%%
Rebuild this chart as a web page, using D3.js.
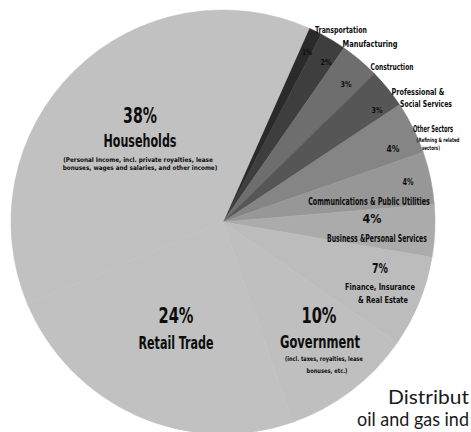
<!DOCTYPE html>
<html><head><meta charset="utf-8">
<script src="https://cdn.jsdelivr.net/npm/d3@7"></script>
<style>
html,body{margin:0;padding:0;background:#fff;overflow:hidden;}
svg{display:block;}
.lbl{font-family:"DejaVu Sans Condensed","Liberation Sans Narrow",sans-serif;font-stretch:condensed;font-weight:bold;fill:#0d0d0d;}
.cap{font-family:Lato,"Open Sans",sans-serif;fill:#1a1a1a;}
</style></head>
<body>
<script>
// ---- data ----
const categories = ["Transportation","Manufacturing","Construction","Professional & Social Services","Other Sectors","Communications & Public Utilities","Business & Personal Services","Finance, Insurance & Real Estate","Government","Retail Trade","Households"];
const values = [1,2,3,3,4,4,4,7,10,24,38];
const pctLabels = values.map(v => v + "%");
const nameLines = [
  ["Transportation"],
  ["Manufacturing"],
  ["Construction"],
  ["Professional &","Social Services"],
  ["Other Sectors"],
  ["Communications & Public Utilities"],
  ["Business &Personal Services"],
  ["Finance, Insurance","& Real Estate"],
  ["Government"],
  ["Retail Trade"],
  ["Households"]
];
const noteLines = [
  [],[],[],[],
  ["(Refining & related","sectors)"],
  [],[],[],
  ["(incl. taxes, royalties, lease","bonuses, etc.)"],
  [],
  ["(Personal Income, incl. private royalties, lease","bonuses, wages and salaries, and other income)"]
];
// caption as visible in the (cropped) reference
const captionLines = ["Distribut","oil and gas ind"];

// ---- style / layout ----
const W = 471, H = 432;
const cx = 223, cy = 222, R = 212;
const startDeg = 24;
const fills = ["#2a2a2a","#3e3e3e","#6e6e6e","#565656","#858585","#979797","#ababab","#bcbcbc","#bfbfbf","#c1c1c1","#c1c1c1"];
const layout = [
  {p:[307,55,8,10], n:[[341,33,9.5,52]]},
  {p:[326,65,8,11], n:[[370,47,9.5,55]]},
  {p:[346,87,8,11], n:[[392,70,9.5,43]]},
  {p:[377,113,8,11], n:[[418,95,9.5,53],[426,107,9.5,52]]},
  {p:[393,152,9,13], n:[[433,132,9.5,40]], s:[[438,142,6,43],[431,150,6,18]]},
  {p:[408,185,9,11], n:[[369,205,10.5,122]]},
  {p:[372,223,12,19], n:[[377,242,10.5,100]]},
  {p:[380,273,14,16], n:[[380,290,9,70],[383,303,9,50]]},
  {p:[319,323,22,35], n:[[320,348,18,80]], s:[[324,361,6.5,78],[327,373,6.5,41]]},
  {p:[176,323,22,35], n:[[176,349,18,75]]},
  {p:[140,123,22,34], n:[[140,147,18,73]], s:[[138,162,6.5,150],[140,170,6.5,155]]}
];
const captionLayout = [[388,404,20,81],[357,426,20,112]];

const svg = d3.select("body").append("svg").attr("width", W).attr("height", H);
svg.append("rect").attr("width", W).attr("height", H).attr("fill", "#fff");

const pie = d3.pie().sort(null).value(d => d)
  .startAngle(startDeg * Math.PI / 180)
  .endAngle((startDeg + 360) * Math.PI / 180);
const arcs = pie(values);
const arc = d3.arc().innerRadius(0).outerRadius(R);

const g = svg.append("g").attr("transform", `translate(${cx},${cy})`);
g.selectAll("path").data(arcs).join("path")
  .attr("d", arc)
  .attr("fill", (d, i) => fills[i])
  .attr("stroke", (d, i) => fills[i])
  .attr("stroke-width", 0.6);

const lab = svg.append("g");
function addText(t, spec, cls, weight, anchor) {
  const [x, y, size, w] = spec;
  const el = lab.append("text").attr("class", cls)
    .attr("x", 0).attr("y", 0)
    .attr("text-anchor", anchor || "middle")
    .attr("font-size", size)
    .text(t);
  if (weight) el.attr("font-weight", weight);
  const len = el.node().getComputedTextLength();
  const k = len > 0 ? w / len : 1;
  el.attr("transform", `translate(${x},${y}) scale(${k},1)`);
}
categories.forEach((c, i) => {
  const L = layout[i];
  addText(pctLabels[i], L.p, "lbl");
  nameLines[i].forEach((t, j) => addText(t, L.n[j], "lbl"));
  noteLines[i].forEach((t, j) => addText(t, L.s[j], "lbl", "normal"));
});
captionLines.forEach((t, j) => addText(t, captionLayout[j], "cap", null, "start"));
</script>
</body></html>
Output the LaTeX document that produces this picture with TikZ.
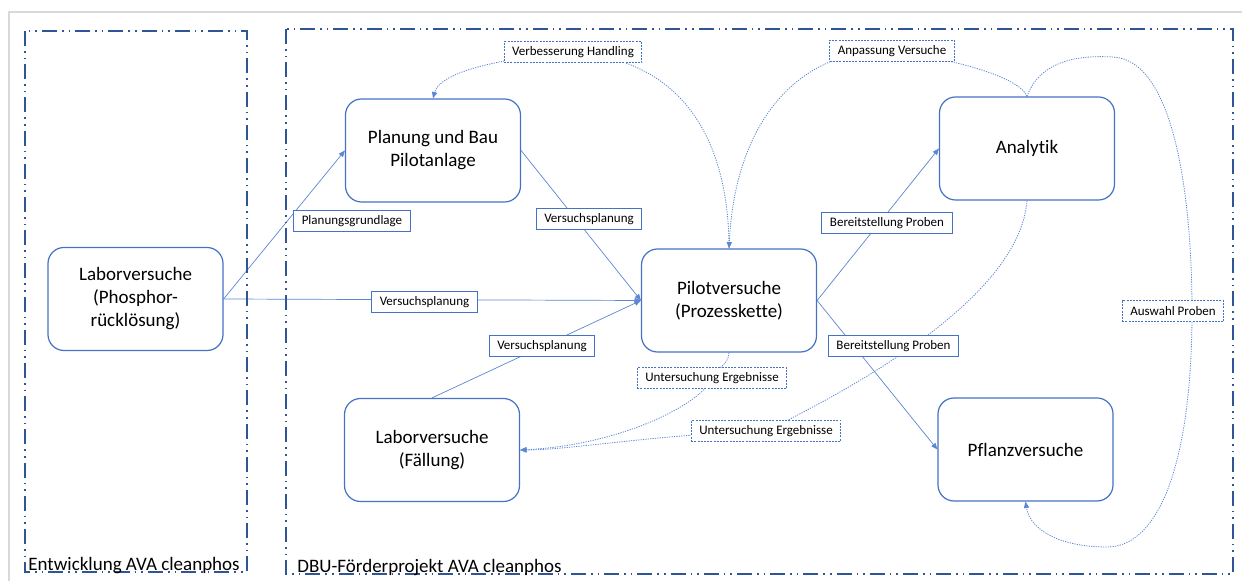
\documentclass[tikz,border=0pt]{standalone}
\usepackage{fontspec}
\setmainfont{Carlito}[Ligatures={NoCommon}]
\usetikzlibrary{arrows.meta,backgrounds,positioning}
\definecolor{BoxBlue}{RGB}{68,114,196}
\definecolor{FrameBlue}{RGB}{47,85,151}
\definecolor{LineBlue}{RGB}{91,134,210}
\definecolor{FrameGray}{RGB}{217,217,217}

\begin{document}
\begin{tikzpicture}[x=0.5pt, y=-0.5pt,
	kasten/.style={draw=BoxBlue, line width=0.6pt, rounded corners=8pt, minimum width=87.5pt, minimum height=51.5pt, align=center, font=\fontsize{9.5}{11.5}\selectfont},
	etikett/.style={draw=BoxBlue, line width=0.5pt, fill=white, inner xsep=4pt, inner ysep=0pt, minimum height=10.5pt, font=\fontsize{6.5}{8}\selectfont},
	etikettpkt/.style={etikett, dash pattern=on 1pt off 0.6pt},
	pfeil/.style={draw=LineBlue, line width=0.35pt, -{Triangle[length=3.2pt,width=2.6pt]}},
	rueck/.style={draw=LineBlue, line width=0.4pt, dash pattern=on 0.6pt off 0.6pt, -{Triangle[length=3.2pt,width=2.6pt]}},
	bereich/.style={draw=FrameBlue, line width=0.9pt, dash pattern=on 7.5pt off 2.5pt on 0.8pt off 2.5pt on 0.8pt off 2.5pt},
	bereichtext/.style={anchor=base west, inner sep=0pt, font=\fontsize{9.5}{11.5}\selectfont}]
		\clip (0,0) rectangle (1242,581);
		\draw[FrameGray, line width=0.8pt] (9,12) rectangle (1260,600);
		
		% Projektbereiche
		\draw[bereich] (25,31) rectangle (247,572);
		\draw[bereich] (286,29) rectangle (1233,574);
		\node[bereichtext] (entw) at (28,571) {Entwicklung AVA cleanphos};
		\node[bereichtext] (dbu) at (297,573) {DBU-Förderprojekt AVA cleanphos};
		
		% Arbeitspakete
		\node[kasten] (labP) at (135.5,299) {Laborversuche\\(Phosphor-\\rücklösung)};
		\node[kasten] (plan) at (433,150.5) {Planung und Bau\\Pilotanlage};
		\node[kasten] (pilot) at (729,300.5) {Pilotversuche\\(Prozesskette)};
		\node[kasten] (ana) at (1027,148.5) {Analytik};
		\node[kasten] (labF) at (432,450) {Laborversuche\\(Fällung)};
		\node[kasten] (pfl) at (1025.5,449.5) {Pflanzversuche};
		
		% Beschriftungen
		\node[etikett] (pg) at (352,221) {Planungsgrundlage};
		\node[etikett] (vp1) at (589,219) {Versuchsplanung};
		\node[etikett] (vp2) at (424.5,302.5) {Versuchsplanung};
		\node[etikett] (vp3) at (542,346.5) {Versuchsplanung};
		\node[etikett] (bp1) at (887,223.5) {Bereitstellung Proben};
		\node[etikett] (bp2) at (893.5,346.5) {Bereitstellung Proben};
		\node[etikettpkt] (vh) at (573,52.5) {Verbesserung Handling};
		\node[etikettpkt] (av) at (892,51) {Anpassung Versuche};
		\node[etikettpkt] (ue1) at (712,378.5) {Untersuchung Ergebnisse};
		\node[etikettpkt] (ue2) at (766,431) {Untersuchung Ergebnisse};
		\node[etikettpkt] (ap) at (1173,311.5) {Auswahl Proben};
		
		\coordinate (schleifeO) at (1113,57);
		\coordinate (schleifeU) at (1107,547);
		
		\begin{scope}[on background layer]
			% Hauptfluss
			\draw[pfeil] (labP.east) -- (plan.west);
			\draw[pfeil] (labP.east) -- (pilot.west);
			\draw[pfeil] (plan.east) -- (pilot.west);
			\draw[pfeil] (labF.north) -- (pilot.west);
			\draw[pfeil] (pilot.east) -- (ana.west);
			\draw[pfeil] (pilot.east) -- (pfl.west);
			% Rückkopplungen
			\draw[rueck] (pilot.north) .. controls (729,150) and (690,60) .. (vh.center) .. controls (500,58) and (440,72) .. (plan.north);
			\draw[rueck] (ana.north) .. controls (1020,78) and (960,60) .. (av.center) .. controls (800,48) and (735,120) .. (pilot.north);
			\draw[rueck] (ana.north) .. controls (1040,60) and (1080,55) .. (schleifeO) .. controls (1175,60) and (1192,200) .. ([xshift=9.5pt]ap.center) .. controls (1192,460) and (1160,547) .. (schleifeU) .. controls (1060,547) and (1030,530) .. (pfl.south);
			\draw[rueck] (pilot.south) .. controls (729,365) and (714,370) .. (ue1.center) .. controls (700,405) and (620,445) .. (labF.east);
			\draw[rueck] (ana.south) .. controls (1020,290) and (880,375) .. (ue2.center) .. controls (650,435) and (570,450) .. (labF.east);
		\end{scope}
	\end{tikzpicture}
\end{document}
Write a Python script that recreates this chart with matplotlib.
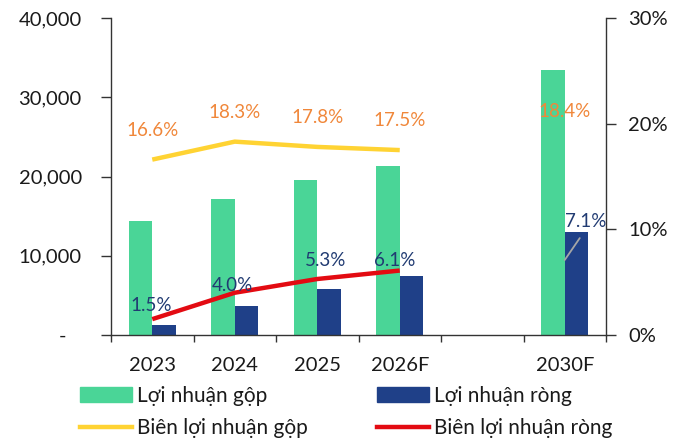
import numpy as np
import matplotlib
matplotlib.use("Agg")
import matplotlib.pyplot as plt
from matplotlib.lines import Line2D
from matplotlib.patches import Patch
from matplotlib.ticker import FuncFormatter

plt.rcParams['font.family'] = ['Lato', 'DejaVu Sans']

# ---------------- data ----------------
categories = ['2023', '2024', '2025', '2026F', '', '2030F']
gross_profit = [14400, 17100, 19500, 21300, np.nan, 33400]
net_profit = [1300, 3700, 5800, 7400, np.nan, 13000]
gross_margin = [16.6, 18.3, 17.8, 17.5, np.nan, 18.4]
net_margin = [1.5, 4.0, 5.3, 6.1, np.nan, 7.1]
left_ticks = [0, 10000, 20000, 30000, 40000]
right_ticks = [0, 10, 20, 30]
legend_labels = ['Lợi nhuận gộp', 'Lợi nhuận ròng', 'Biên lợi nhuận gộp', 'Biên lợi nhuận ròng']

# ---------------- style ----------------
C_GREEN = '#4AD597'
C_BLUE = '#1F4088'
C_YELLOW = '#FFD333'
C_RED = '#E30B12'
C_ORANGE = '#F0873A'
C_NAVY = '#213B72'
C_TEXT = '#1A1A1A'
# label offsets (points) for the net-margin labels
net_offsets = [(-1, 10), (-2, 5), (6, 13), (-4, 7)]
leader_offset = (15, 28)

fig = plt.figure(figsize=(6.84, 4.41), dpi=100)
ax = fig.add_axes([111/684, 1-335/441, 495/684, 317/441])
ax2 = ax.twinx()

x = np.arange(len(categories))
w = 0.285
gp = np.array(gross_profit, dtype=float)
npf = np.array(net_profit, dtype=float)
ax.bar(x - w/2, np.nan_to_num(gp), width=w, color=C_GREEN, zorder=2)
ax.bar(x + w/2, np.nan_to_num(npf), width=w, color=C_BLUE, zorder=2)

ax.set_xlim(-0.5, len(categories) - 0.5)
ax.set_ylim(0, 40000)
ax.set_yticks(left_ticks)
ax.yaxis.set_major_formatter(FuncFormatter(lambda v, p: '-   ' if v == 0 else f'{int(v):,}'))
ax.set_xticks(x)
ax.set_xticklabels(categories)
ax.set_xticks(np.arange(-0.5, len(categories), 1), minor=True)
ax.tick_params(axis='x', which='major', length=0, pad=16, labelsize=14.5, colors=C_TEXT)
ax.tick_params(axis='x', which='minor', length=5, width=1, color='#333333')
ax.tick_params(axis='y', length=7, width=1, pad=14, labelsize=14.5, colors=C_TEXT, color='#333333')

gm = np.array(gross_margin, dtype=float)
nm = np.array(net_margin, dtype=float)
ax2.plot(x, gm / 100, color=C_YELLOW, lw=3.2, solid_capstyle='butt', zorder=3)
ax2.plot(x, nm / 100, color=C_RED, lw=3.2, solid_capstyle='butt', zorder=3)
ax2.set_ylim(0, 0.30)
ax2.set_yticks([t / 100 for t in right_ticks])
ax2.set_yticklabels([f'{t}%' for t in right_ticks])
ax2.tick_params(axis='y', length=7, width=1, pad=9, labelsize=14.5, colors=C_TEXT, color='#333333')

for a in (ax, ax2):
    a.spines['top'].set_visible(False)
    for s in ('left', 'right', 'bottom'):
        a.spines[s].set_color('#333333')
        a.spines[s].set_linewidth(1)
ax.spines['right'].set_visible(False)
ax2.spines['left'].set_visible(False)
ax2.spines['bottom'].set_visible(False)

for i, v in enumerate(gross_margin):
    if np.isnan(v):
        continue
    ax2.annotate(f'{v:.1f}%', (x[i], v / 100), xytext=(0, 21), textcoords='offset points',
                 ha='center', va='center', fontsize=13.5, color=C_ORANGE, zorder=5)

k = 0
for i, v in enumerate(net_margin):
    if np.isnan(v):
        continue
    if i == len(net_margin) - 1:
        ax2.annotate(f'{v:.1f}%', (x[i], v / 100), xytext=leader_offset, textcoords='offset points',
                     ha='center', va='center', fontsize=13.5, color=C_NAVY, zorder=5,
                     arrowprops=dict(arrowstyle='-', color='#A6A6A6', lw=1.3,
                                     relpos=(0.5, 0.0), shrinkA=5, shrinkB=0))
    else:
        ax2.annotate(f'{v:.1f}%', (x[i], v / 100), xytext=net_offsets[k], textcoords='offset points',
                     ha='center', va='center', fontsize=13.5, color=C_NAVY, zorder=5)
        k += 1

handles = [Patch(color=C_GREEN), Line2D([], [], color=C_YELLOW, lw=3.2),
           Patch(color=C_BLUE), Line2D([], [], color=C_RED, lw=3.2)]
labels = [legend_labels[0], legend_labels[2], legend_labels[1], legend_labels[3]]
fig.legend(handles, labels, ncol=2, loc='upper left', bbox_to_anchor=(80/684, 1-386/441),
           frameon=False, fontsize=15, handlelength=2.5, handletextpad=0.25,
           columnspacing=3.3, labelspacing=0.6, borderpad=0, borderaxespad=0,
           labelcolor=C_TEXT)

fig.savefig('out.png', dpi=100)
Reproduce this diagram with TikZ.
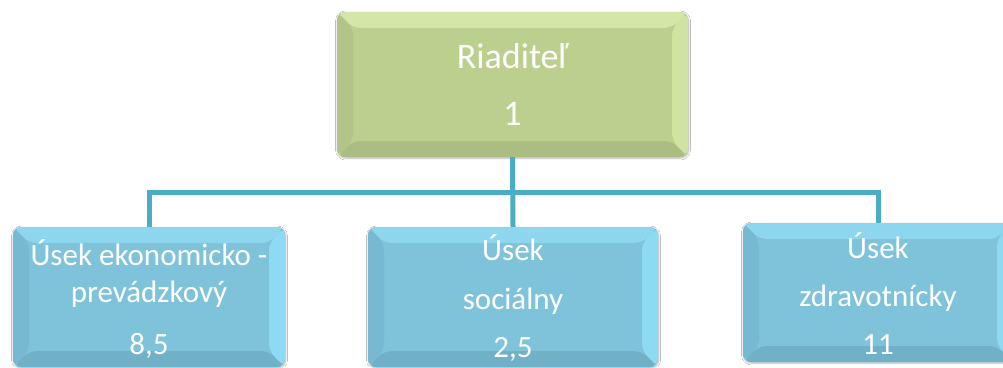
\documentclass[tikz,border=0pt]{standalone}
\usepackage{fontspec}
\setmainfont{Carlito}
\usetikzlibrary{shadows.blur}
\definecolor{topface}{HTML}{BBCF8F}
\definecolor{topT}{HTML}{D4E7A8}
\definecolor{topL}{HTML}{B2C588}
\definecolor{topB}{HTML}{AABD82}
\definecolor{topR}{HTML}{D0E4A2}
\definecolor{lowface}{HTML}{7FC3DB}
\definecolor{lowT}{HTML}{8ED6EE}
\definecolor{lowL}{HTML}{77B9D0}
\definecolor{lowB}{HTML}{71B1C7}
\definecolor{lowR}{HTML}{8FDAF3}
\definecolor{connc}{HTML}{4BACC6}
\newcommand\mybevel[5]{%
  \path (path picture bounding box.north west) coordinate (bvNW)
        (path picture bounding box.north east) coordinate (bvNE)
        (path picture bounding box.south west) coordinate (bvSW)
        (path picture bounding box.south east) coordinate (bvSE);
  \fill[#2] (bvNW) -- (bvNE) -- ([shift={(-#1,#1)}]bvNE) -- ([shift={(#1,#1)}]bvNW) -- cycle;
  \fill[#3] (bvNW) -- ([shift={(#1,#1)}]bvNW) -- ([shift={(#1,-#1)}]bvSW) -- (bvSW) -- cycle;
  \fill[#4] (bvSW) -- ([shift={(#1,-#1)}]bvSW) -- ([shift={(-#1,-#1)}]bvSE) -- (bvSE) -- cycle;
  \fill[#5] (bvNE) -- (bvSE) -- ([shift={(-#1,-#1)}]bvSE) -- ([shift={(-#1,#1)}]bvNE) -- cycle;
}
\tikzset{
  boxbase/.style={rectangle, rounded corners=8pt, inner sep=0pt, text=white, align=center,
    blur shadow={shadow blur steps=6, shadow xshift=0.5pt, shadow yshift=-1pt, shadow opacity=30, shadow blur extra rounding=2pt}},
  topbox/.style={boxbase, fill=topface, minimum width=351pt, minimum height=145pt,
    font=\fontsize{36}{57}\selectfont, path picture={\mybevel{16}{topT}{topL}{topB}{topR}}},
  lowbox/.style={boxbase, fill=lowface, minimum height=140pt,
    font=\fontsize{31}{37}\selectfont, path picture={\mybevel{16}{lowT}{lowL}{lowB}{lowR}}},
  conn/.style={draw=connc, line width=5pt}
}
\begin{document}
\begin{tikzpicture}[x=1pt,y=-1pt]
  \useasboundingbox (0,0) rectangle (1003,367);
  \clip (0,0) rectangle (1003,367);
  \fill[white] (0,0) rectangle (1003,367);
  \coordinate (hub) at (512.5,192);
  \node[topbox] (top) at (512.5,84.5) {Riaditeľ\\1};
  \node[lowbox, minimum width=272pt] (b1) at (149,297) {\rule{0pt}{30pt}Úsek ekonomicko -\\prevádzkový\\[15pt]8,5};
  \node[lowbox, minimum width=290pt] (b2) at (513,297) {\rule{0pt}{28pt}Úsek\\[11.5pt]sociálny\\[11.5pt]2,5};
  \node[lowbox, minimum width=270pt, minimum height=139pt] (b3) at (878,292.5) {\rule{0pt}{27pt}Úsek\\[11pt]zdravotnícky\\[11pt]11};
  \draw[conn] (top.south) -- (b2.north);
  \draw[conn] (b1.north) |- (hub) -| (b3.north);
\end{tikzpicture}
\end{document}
%%
_What you have to do_
Give only the number of lines in the data that hold the word "matplotlib".

_Response to this exercise_
7